Restarting of troubled San Onofre nuclear plant planned

A plan to restart the shuttered San Onofre Nuclear
Generating Station in northern San Diego County has been submitted to the
Nuclear Regulatory Commission for approval, the plant's operator announced
Thursday.

The plan, which cites no specific restart date, calls for one of two
units at the facility to be restarted at 70 percent power for a five-month
trial period, according to Southern California Edison, which runs the plant and
co-owns it with San Diego Gas & Electric and the city of Riverside.

The commission, which must sign off on the restart plan, is expected to
spend months reviewing it.

Critics expected to lobby against the plan's approval include Friends of
the Earth.
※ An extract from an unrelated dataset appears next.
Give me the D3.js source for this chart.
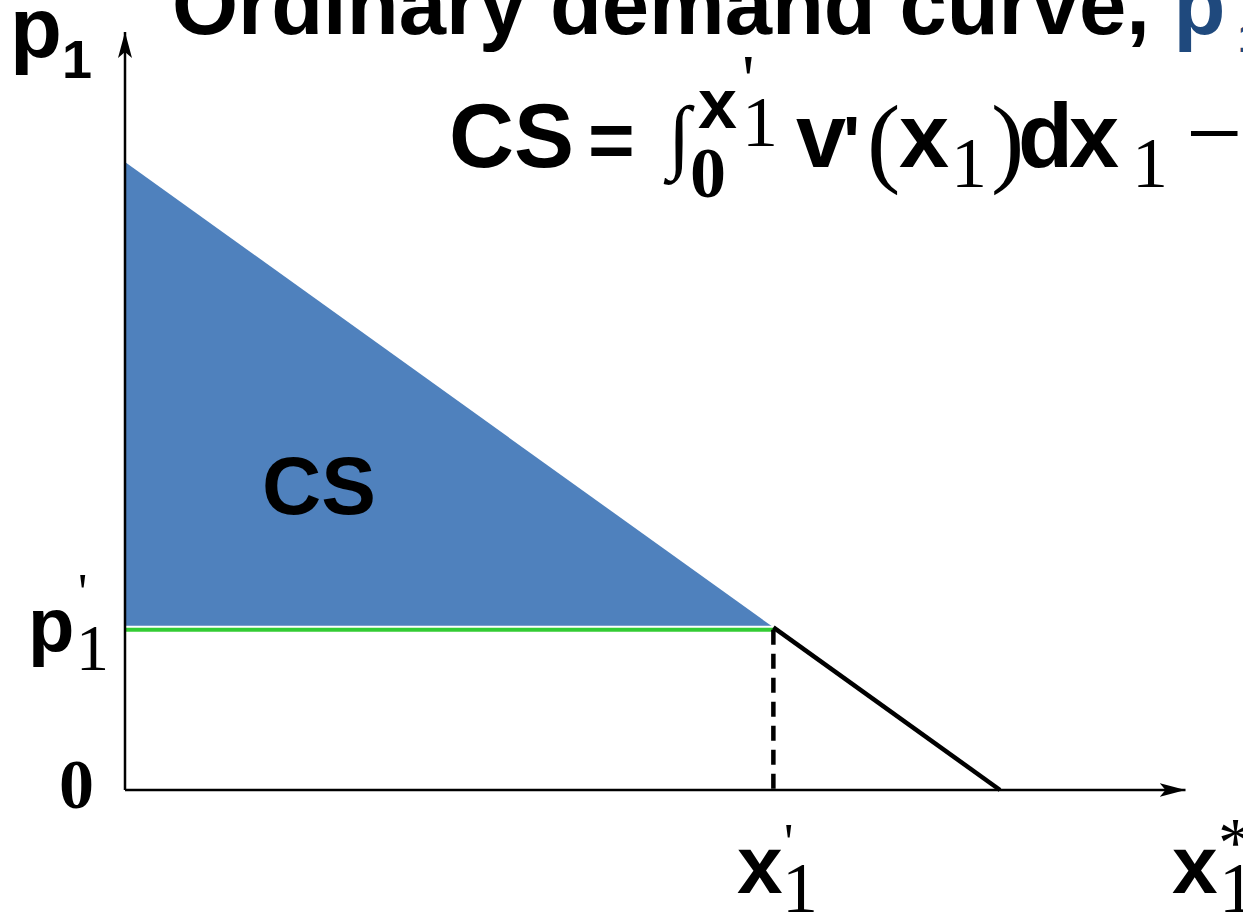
<!DOCTYPE html>
<html>
<head>
<meta charset="utf-8">
<script src="https://cdn.jsdelivr.net/npm/d3@7"></script>
<style>
  body { margin: 0; background: #fff; }
  svg { display: block; }
  .sans { font-family: "Liberation Sans", Arial, sans-serif; font-weight: bold; }
  .serif { font-family: "Liberation Serif", "Times New Roman", serif; }
</style>
</head>
<body>
<svg id="chart" width="1243" height="915"></svg>
<script>
// demand curve p1 = f(x1), in arbitrary units
const demandX = [0, 10];
const demandP = [10, 0];
const xPrime = 7.41;   // chosen quantity x1'
const pPrime = 2.55;   // price p1'
const axisMax = { x: 12.12, p: 12.07 };

const svg = d3.select("#chart"),
    width = +svg.attr("width"),
    height = +svg.attr("height");

const x = d3.scaleLinear().domain([0, 10]).range([125, 1000]);
const y = d3.scaleLinear().domain([0, 10]).range([790, 162]);

const demandAt = d3.scaleLinear().domain(demandX).range(demandP);

// arrow head
svg.append("defs").append("marker")
    .attr("id", "arrow")
    .attr("viewBox", "-26 -8 28 16")
    .attr("refX", 0).attr("refY", 0)
    .attr("markerUnits", "userSpaceOnUse")
    .attr("markerWidth", 28).attr("markerHeight", 16)
    .attr("orient", "auto")
    .append("path")
    .attr("d", "M0,0 L-26,-7 L-20,0 L-26,7 Z")
    .attr("fill", "#000");

// consumer surplus area
const csArea = [
    [0, demandAt(0)],
    [xPrime, demandAt(xPrime)],
    [0, demandAt(xPrime)]
];
svg.append("path")
    .datum(csArea)
    .attr("d", d3.line().x(d => x(d[0])).y(d => y(d[1])).curve(d3.curveLinearClosed))
    .attr("fill", "#4F81BD");

// price line p1'
svg.append("line")
    .attr("x1", x(0)).attr("x2", x(xPrime))
    .attr("y1", y(pPrime)).attr("y2", y(pPrime))
    .attr("stroke", "#fff").attr("stroke-width", 8);
svg.append("line")
    .attr("x1", x(0)).attr("x2", x(xPrime))
    .attr("y1", y(pPrime)).attr("y2", y(pPrime))
    .attr("stroke", "#33CC33").attr("stroke-width", 4);

// dashed drop to x1'
svg.append("line")
    .attr("x1", x(xPrime)).attr("x2", x(xPrime))
    .attr("y1", y(pPrime)).attr("y2", y(0))
    .attr("stroke", "#000").attr("stroke-width", 4.5)
    .attr("stroke-dasharray", "15,9");

// lower part of the demand curve
svg.append("path")
    .datum([xPrime, demandX[1]])
    .attr("d", d3.line().x(d => x(d)).y(d => y(Math.max(demandAt(d), 0))))
    .attr("fill", "none")
    .attr("stroke", "#000").attr("stroke-width", 4.5);

// axes
svg.append("line")
    .attr("x1", x(0)).attr("y1", y(0))
    .attr("x2", x(axisMax.x)).attr("y2", y(0))
    .attr("stroke", "#000").attr("stroke-width", 2.5)
    .attr("marker-end", "url(#arrow)");
svg.append("line")
    .attr("x1", x(0)).attr("y1", y(0))
    .attr("x2", x(0)).attr("y2", y(axisMax.p))
    .attr("stroke", "#000").attr("stroke-width", 2.5)
    .attr("marker-end", "url(#arrow)");

// text helper
function txt(str, px, py, size, cls, color) {
    return svg.append("text")
        .attr("class", cls)
        .attr("x", px).attr("y", py)
        .attr("font-size", size)
        .attr("fill", color || "#000")
        .text(str);
}

// title (runs off the slide)
const title = svg.append("text")
    .attr("class", "sans")
    .attr("x", 172).attr("y", 34)
    .attr("font-size", 85);
title.append("tspan").text("Ordinary demand curve, ");
title.append("tspan").attr("fill", "#1F497D").text("p");
txt("1", 1238, 52, 40, "sans", "#1F497D");

// formula
txt("CS", 449, 167, 90, "sans");
txt("=", 588, 167, 80, "sans");
txt("\u222B", 668, 163, 82, "serif");
txt("0", 690, 197, 72, "serif").attr("font-weight", "bold");
txt("x", 698, 128, 70, "sans");
txt("1", 742, 146, 72, "serif");
txt("'", 742, 103, 70, "serif");
txt("v", 796, 167, 90, "sans");
txt("'", 843, 167, 72, "sans");
txt("(", 867, 174, 100, "serif");
txt("x", 899, 167, 90, "sans");
txt("1", 951, 187, 72, "serif");
txt(")", 991, 174, 100, "serif");
txt("d", 1018, 167, 90, "sans");
txt("x", 1069, 167, 90, "sans");
txt("1", 1132, 187, 72, "serif");
txt("\u2212", 1186, 167, 100, "serif");

// axis labels
txt("p", 10, 57, 85, "sans");
txt("1", 62, 78, 54, "sans");

txt("p", 28, 651, 76, "sans");
txt("1", 76, 670, 66, "serif");
txt("'", 78, 610, 52, "serif");

txt("0", 59, 808, 70, "serif").attr("font-weight", "bold");

txt("x", 737, 893, 82, "sans");
txt("1", 782, 912, 72, "serif");
txt("'", 784, 860, 52, "serif");

txt("x", 1172, 893, 82, "sans");
txt("1", 1219, 912, 72, "serif");
txt("*", 1218, 866, 70, "serif");

// area label
txt("CS", 262, 514, 82, "sans");
</script>
</body>
</html>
The environmental group released a statement this morning, calling
Edison's restart plan “a reckless gamble that flies in the face of the
utility's claim that it puts safety ahead of profits.”

The units — called Unit 2 and Unit 3 — were each shut down in January.
Unit 2 was shut down for planned maintenance, while Unit 3 was abruptly taken
offline after a leak was detected in one of its steam generator tubes.
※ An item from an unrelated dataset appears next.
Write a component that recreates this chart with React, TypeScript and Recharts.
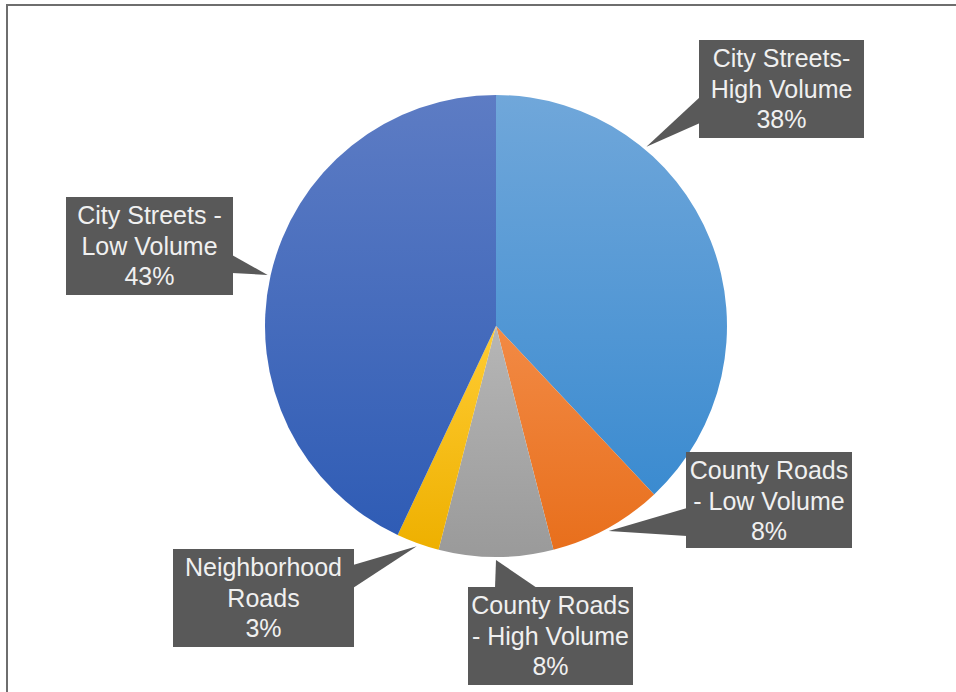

Edison is proposing to restart Unit 2 while Unit 3 remains offline for
further inspection, analysis and testing.

“Safety is our top priority, and after conducting more than 170,000
inspections to understand and prevent the problem, and confirming the
corrective actions we have taken to solve the problem with the top experts from
around the world, we have concluded that Unit 2 at San Onofre can be operated
safety and within industry norms,” Southern California Edison President Ron
Litzinger said in a statement.

“When implemented, this plan will get San Onofre Unit 2 back to
providing reliable and clean energy to Southern Californians.”

The leak in Unit 3 was caused by tube-to-tube wear due to a phenomenon
called fluid elastic instability, Edison reported. It said a combination of
high-steam velocity and low-moisture conditions in specific locations of tube
bundles and ineffective tube support systems in the same bundle locations
causes the phenomenon and subsequent wear, leading to leaks.

Unit 2 was also susceptible to the same vibration-causing environment
but to a lesser degree than Unit 3, officials said, noting Unit 2 can be safely
restarted at 70 percent power without triggering fluid elastic instability.
Some critics argued against the assertion, saying the designs of the units are
essentially the same.

Edison officials said if the restart plan is approved, they would
operate Unit 2 for five months and then shut it down to inspect it for leaks.

The plan also envisions Edison installing early warning monitors on the
Unit that can detect extremely small leaks faster, and plant employees
receiving additional training on how to respond to a leak.